Oh, and you might be interested in knowing that Red Hat's partner in this endeavor is Intel. When most people think of Intel, they think of processors. That's certainly a part of this partnership, but it really focuses on getting Global Desktop certified for the whole business-class PC platform, which Intel calls vPro. An equally important cog in this wheel is the Intel worldwide reseller channel organization, which will put its seal of approval on desktop Linux and help steer customers toward Global Desktop when they want to consider Linux. That's pretty much a turnkey support and distribution network, which will give Red Hat a running start at taming the emerging market frontier.
The Intel channel already sells to thousands of whitebox PC and server builders that, in turn, sell to the small businesses and government entities in the emerging markets that Red Hat is targeting. As Red Hat officials see it, those systems builders know their customers and understand what they need for the system they expect to deploy and what they can afford. When the system builder buys from Intel, the option to by Red Hat Global Desktop will be made available.

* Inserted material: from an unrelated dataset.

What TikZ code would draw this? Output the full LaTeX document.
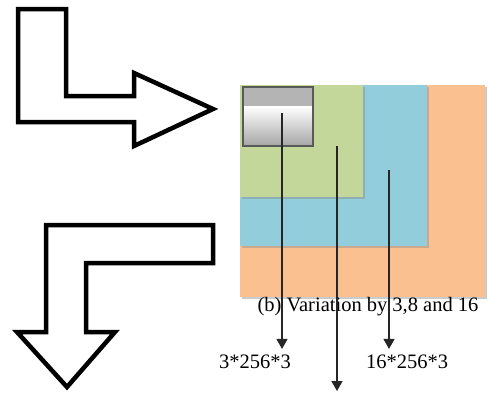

It will come packaged with hardware and include an operating system and a suite of applications. Systems builders will also provide the front line support.
A beta of Global Desktop is expected within a couple of months, but the final product is still 18 months out. No pricing has been announced.
Szulik refers to Global Desktop as the key to Red Hat's "long anticipated pursuit of the desktop with a Linux client." In his words, "The landscape is littered with people who have tried to become a component of [the Windows] infrastructure. Most of those companies are no longer around."
Five years ago, in the earlier stages of Red Hat's "pursuit," a discussion with a customer would not have included the topic of desktop options. "Now they come up in every discussion with CIOs," Szulik said. He points to virtualization as the reason and specifically it comes with Linux being able to host Windows clients, so customers can add the security and manageability of Linux, but can run Windows client.
Red Hat has been driving the adoption and innovation of security products on the desktop, which helped it gain some traction in the enterprise desktop space. Selling the desktop functionality itself is the next logical step in market expansion.